Now this Pantheon seems to me a monument of the faults and the weakness of this very agreeable nation. Its history shows their enthusiasm, their hero worship, and the want of stable religious convictions. Nowhere has there been such a want of reverence for the Creator, unless in the American Congress. The great men of France have always seemed to be in confusion as to whether they made God or he made them. There is a great resemblance in some points between the French and the ancient Athenians: there was the same excitability; the same keen outward life; the same passion for ideas; the same spending of life in hearing or telling some new thing; the same acuteness of philosophical research. The old Athenians first worshipped, and then banished their great men, - buried them and pulled them up, and did generally a variety of things which we Anglo-Saxons should call fantastic. There is this difference, that the Athenians had the advantage of coming first. The French nation, born after this development, are exposed by their very similarity of conformation, and their consequent sympathy with the old classic style of feeling, to become imitators. This betrays itself in their painters and sculptors, and it is a constant impulse to a kind of idolatry, which is not in keeping with this age, and necessarily seems absurd. When the Greeks built altars to Force, Beauty, Victory, and other abstract ideas, they were doing an original thing. When the French do it, they imitate the Greeks. Apotheosis and hero worship in the old times had a freshness to it; it was one of the picturesque effects of the dim and purple shadows of an early dawning, when objects imperfectly seen are magnified in their dimensions; but the apotheosis, in modern times, of a man who has worn a dress coat, wig, and shoes is quite another affair.

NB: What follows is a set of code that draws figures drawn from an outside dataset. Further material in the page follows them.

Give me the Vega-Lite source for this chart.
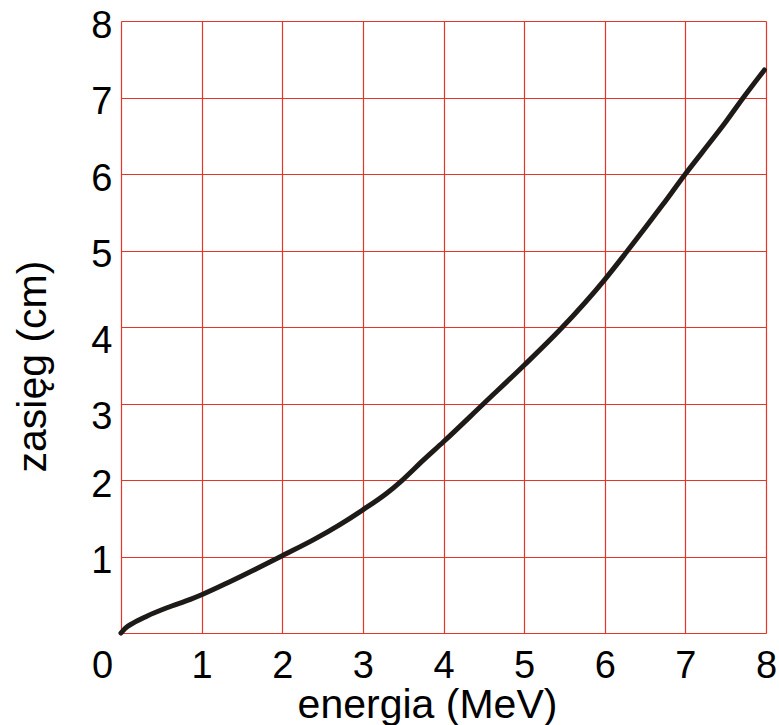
{
  "$schema": "https://vega.github.io/schema/vega-lite/v6.json",
  "width": 645,
  "height": 612,
  "autosize": {"type": "none"},
  "padding": {"left": 121, "top": 21, "right": 13, "bottom": 92},
  "background": "white",
  "config": {
    "view": {"stroke": null},
    "font": "Liberation Sans"
  },
  "data": {
    "values": [
      {"energia": 0.0, "zasieg": 0.0},
      {"energia": 0.05, "zasieg": 0.06},
      {"energia": 0.15, "zasieg": 0.13},
      {"energia": 0.32, "zasieg": 0.22},
      {"energia": 0.57, "zasieg": 0.33},
      {"energia": 0.86, "zasieg": 0.44},
      {"energia": 1.0, "zasieg": 0.5},
      {"energia": 1.35, "zasieg": 0.67},
      {"energia": 1.68, "zasieg": 0.84},
      {"energia": 2.0, "zasieg": 1.01},
      {"energia": 2.39, "zasieg": 1.22},
      {"energia": 2.72, "zasieg": 1.42},
      {"energia": 3.0, "zasieg": 1.61},
      {"energia": 3.3, "zasieg": 1.83},
      {"energia": 3.48, "zasieg": 1.99},
      {"energia": 3.75, "zasieg": 2.26},
      {"energia": 4.0, "zasieg": 2.5},
      {"energia": 4.5, "zasieg": 3.0},
      {"energia": 5.0, "zasieg": 3.5},
      {"energia": 5.45, "zasieg": 3.97},
      {"energia": 6.0, "zasieg": 4.62},
      {"energia": 6.27, "zasieg": 4.98},
      {"energia": 6.72, "zasieg": 5.6},
      {"energia": 7.0, "zasieg": 6.0},
      {"energia": 7.34, "zasieg": 6.46},
      {"energia": 7.5, "zasieg": 6.68},
      {"energia": 7.72, "zasieg": 7.0},
      {"energia": 7.98, "zasieg": 7.36}
    ]
  },
  "mark": {"type": "line", "color": "#1e1a18", "strokeWidth": 5, "strokeCap": "round", "interpolate": "monotone"},
  "encoding": {
    "x": {
      "field": "energia",
      "type": "quantitative",
      "scale": {"domain": [0, 8], "nice": false, "zero": false},
      "axis": {
        "values": [0, 1, 2, 3, 4, 5, 6, 7, 8],
        "title": "energia (MeV)",
        "titleFont": "Liberation Sans",
        "titleFontSize": 41,
        "titleFontWeight": "normal",
        "titleColor": "black",
        "titleX": 306,
        "titleY": 84,
        "titleAlign": "center",
        "titleBaseline": "alphabetic",
        "domain": false,
        "ticks": false,
        "tickSize": 0,
        "grid": true,
        "gridColor": "#e3362b",
        "gridWidth": 1.2,
        "gridOpacity": 1,
        "labelFont": "Liberation Sans",
        "labelFontSize": 38,
        "labelColor": "black",
        "labelBaseline": "alphabetic",
        "labelPadding": 44,
        "labelFlush": false,
        "labelOverlap": false,
        "labelOffset": {"condition": {"test": "datum.value === 0", "value": -19}, "value": 0}
      }
    },
    "y": {
      "field": "zasieg",
      "type": "quantitative",
      "scale": {"domain": [0, 8], "nice": false, "zero": false},
      "axis": {
        "values": [0, 1, 2, 3, 4, 5, 6, 7, 8],
        "labelExpr": "datum.value === 0 ? '' : datum.label",
        "title": "zasięg (cm)",
        "titleFont": "Liberation Sans",
        "titleFontSize": 41,
        "titleFontWeight": "normal",
        "titleColor": "black",
        "titleAngle": 270,
        "titleX": -76,
        "titleY": 345,
        "titleAlign": "center",
        "titleBaseline": "alphabetic",
        "domain": false,
        "ticks": false,
        "tickSize": 0,
        "grid": true,
        "gridColor": "#e3362b",
        "gridWidth": 1.2,
        "gridOpacity": 1,
        "labelFont": "Liberation Sans",
        "labelFontSize": 38,
        "labelColor": "black",
        "labelAlign": "right",
        "labelBaseline": "alphabetic",
        "labelPadding": 9,
        "labelFlush": false,
        "labelOverlap": false,
        "labelOffset": {"condition": {"test": "datum.value === 3 || datum.value === 4", "value": 25}, "value": 16}
      }
    }
  }
}
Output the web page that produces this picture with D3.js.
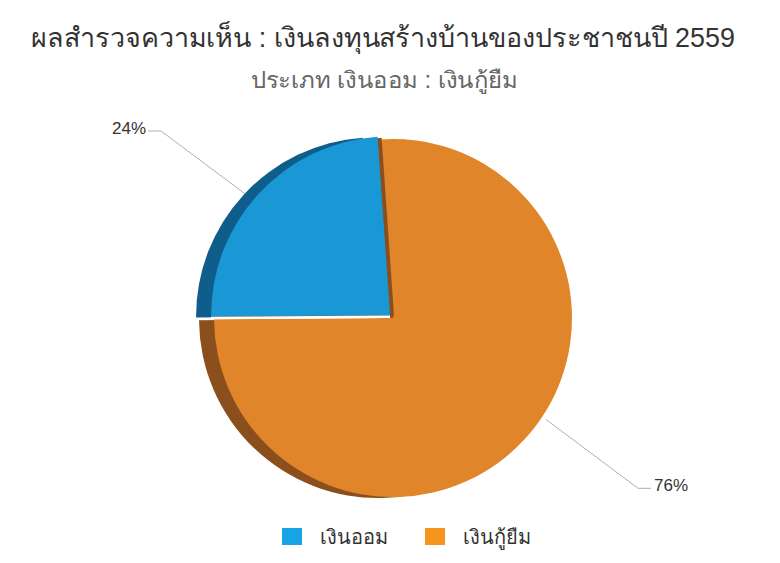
<!DOCTYPE html>
<html>
<head>
<meta charset="utf-8">
<script src="https://cdn.jsdelivr.net/npm/d3@7"></script>
<style>
  html, body { margin: 0; padding: 0; background: #fff; }
  svg { display: block; font-family: "Liberation Sans", "Noto Sans", sans-serif; }
</style>
</head>
<body>
<div class="chart"></div>
<script>
// data
const categories = ["เงินออม", "เงินกู้ยืม"];
const values = [24, 76];
const percentLabels = ["24%", "76%"];
const titleText = "ผลสำรวจความเห็น : เงินลงทุนสร้างบ้านของประชาชนปี 2559";
const subtitleText = "ประเภท เงินออม : เงินกู้ยืม";

const faceColors = ["#1a98d6", "#e0852a"];
const sideColors = ["#0f5d8a", "#8a4f1d"];
const legendColors = ["#16a4e4", "#f5951f"];

window.onload = function () {

const width = 780, height = 563;
const cx = 393, cy = 318, r = 179;
const depth = 15;            // left-side thickness
const explode = [4, 0];      // slice pulled out
const rad = Math.PI / 180;
const start = -90.4 * rad;

const svg = d3.select(".chart")
  .append("svg")
  .attr("width", width)
  .attr("height", height);

// Titles
svg.append("text")
  .attr("x", 383)
  .attr("y", 47)
  .attr("text-anchor", "middle")
  .attr("textLength", 704)
  .attr("lengthAdjust", "spacingAndGlyphs")
  .style("font-size", "27px")
  .style("fill", "#333")
  .text(titleText);

svg.append("text")
  .attr("x", 384)
  .attr("y", 88)
  .attr("text-anchor", "middle")
  .attr("textLength", 267)
  .attr("lengthAdjust", "spacingAndGlyphs")
  .style("font-size", "23px")
  .style("fill", "#666")
  .text(subtitleText);

const pie = d3.pie()
  .sort(null)
  .value(d => d)
  .startAngle(start)
  .endAngle(start + 2 * Math.PI);

const arcs = pie(values);
const arc = d3.arc().innerRadius(0).outerRadius(r);

const mid = d => (d.startAngle + d.endAngle) / 2;
const offset = (d, i) => {
  const a = mid(d);
  return [Math.sin(a) * explode[i], -Math.cos(a) * explode[i]];
};

const g = svg.append("g").attr("transform", `translate(${cx},${cy})`);

// Connectors (behind pie)
const labelShift = -6 * rad;
const labelCenter = [8, -7];
const connector = (d, i) => {
  const a = mid(d) + labelShift;
  const [ox, oy] = offset(d, i);
  const bx = ox + labelCenter[0], by = oy + labelCenter[1];
  const p0 = [bx + Math.sin(a) * (r + 2), by - Math.cos(a) * (r + 2)];
  const p1 = [bx + Math.sin(a) * (r + 117), by - Math.cos(a) * (r + 117)];
  const side = Math.sin(a) < 0 ? -1 : 1;
  const p2 = [p1[0] + side * 13, p1[1]];
  return [p0, p1, p2];
};

const labels = g.selectAll("g.label")
  .data(arcs)
  .enter()
  .append("g")
  .attr("class", "label");

labels.append("path")
  .attr("d", (d, i) => d3.line()(connector(d, i)))
  .attr("fill", "none")
  .attr("stroke", "#b0b0b0")
  .attr("stroke-width", 1);

labels.append("text")
  .attr("x", (d, i) => {
    const p = connector(d, i)[2];
    return p[0] + (p[0] < 0 ? -2 : 3);
  })
  .attr("y", (d, i) => connector(d, i)[2][1] + 3)
  .attr("text-anchor", (d, i) => connector(d, i)[2][0] < 0 ? "end" : "start")
  .style("font-size", "17px")
  .style("fill", "#333")
  .text((d, i) => percentLabels[i]);

// Draw orange first, blue on top
const order = [1, 0];
order.forEach(i => {
  const d = arcs[i];
  const [ox, oy] = offset(d, i);
  const s = g.append("g").attr("transform", `translate(${ox},${oy})`);

  // side / thickness
  s.append("path")
    .attr("d", arc(d))
    .attr("transform", `translate(${-depth},1)`)
    .attr("fill", sideColors[i]);

  if (i === 0) {
    // thin shade on the cut edge
    s.append("path")
      .attr("d", arc(d))
      .attr("transform", "translate(4,1)")
      .attr("fill", sideColors[1]);
  }

  s.append("path")
    .attr("d", arc(d))
    .attr("fill", faceColors[i]);
});

// white edge below the pulled-out slice
g.append("path")
  .attr("d", () => {
    const d = arcs[0];
    const [ox, oy] = offset(d, 0);
    const a = d.startAngle;
    return d3.line()([
      [ox + Math.sin(a) * r, oy - Math.cos(a) * r + 1.5],
      [ox, oy + 1.5]
    ]);
  })
  .attr("stroke", "#fff")
  .attr("stroke-width", 2.5)
  .attr("fill", "none");

// Legend
const legendX = d3.scaleBand()
  .domain(categories)
  .range([282, 568]);

const legend = svg.append("g")
  .selectAll("g")
  .data(categories)
  .enter()
  .append("g")
  .attr("transform", d => `translate(${legendX(d)},528)`);

legend.append("rect")
  .attr("width", 20)
  .attr("height", 17)
  .attr("fill", (d, i) => legendColors[i]);

legend.append("text")
  .attr("x", 38)
  .attr("y", 9)
  .attr("dy", "0.35em")
  .style("font-size", "20px")
  .style("fill", "#333")
  .text(d => d);

};
</script>
</body>
</html>
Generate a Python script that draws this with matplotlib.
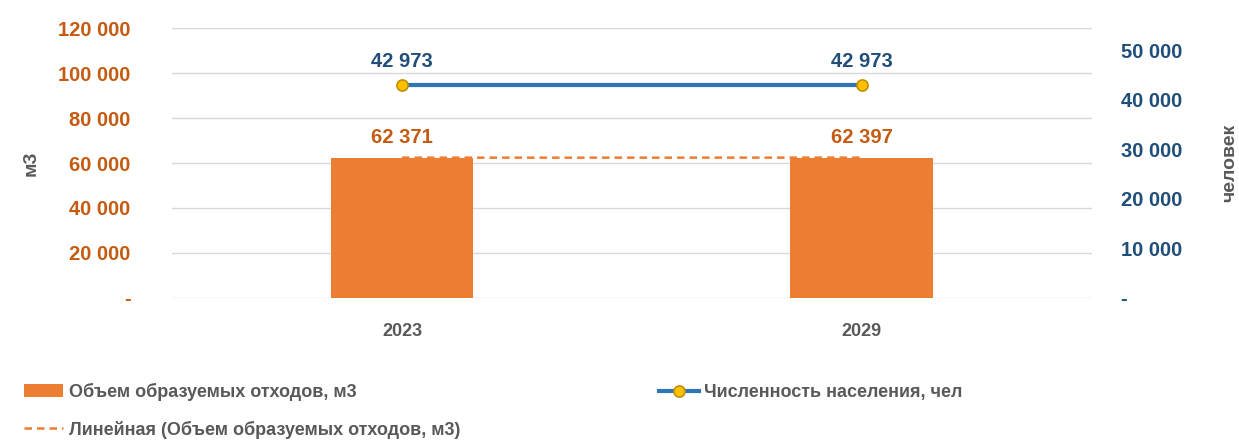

I do not mean either to say, as some do, that the French mind has very little of the religious element. The very sweetest and softest, as well as the most austere and rigid type of piety has been given by the French mind; witness Fenelon and John Calvin - Fenelon standing as the type of the mystic, and Calvin of the rationalistic style of religion. Fenelon, with his heart so sweet, so childlike, so simple and tender, was yet essentially French in his nature, and represented one part of French mind; and what English devotional writer is at all like him? John Newton had his simplicity and lovingness, but wanted that element of gracefulness and classic sweetness which gave so high a tone to the writings of Fenelon.